Knowledge Distillation: DistilBERT, TinyBERT, MobileBERT

Full BERT is accurate but heavy. Its 110M parameters are a lot to run on a phone or in a busy API. So, here comes knowledge distillation to the rescue. It trains a smaller, faster student model to copy a larger, more accurate teacher model. The result keeps most of the teacher's accuracy at a fraction of the size.

In this blog, we will learn the distillation idea and the three most popular distilled BERT models: DistilBERT, MobileBERT, and TinyBERT. Then we know which one to reach for when speed and size matter. We will fine-tune these models in the next tutorial.

Prerequisites: Familiarity with BERT's architecture and the encoder stack.

What Is Knowledge Distillation?

Knowledge distillation is a technique where a small, simple model copies a large, complex one. We call the small model the student and the large one the teacher. The student does not learn only from hard labels. It also learns from the teacher's full output distribution. In simple words, it learns the soft probabilities the teacher gives across all classes.

Those soft probabilities carry extra information. Say a teacher is 70% sure an image is a husky, 25% a wolf, and 5% a cat. This tells the student that huskies look more like wolves than cats. The hard label husky alone never shows that.

Distillation is done for three reasons:

Model compression: far fewer parameters
Inference speedup: faster predictions
Deployment efficiency: fits on mobile and edge devices

Diagram of knowledge distillation: a large teacher model transferring soft predictions to a small student model

A small student model learns to mimic the soft output distribution of a large teacher model.

DistilBERT

DistilBERT is a distilled version of BERT. It is smaller, faster, cheaper, and lighter.

Its numbers are impressive:

60% faster at inference than BERT
44M fewer parameters, about 40% smaller overall
Keeps 97% of BERT's performance on the GLUE benchmark

Architecture

DistilBERT keeps BERT's design but halves the depth. It uses 6 encoder layers instead of 12. The student is trained to predict the same probability distribution as the teacher for the same input. It also copies the teacher's attention patterns. During training, temperature scaling is applied to the softmax outputs. This softens the distributions and shows more of the teacher's knowledge.

The Triple Loss

DistilBERT updates its weights using a loss made of three components:

Loss component	What it teaches
Masked language modeling (MLM) loss	The standard BERT objective, predict masked tokens
Distillation loss	Match the teacher's soft output distribution
Similarity (cosine) loss	Align the student's hidden-state directions with the teacher's

Together these form the triple loss. It lets a 6-layer model recover almost all of a 12-layer model's quality.

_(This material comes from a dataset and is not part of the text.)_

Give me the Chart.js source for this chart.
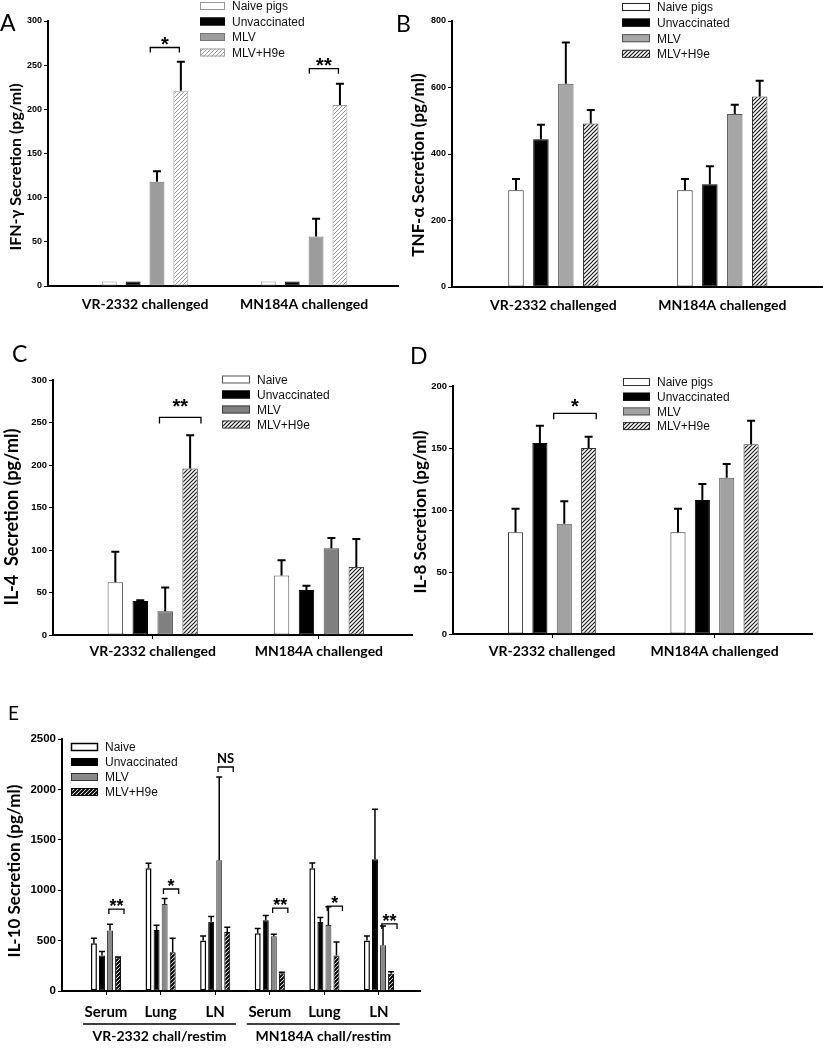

Diagram of DistilBERT's triple loss combining MLM loss, distillation loss, and similarity loss

DistilBERT trains with three combined losses: MLM, distillation, and cosine similarity.

MobileBERT

MobileBERT compresses and speeds up BERT for mobile and low-resource devices. It does this while keeping accuracy high.

Its key properties:

It is task-agnostic. We fine-tune it for any NLP task with no task-specific changes, just like BERT.
It uses a thin version of BERT-large with bottleneck structures. It also balances the self-attention and feed-forward blocks to cut the compute load.
It is trained by transferring knowledge from an inverted-bottleneck BERT-large (IB-BERT) teacher. So the small model keeps the larger model's quality.
It is 4.3× smaller and 5.5× faster than BERT-base, with competitive results on GLUE and SQuAD.

Note

Because MobileBERT is task-agnostic, we distill it once. Then we fine-tune the same checkpoint for many downstream tasks. There is no need to re-distill for each task.

TinyBERT

TinyBERT cuts BERT's size and improves its speed. It uses a custom Transformer distillation method. This method transfers knowledge from a larger BERT to a much smaller one.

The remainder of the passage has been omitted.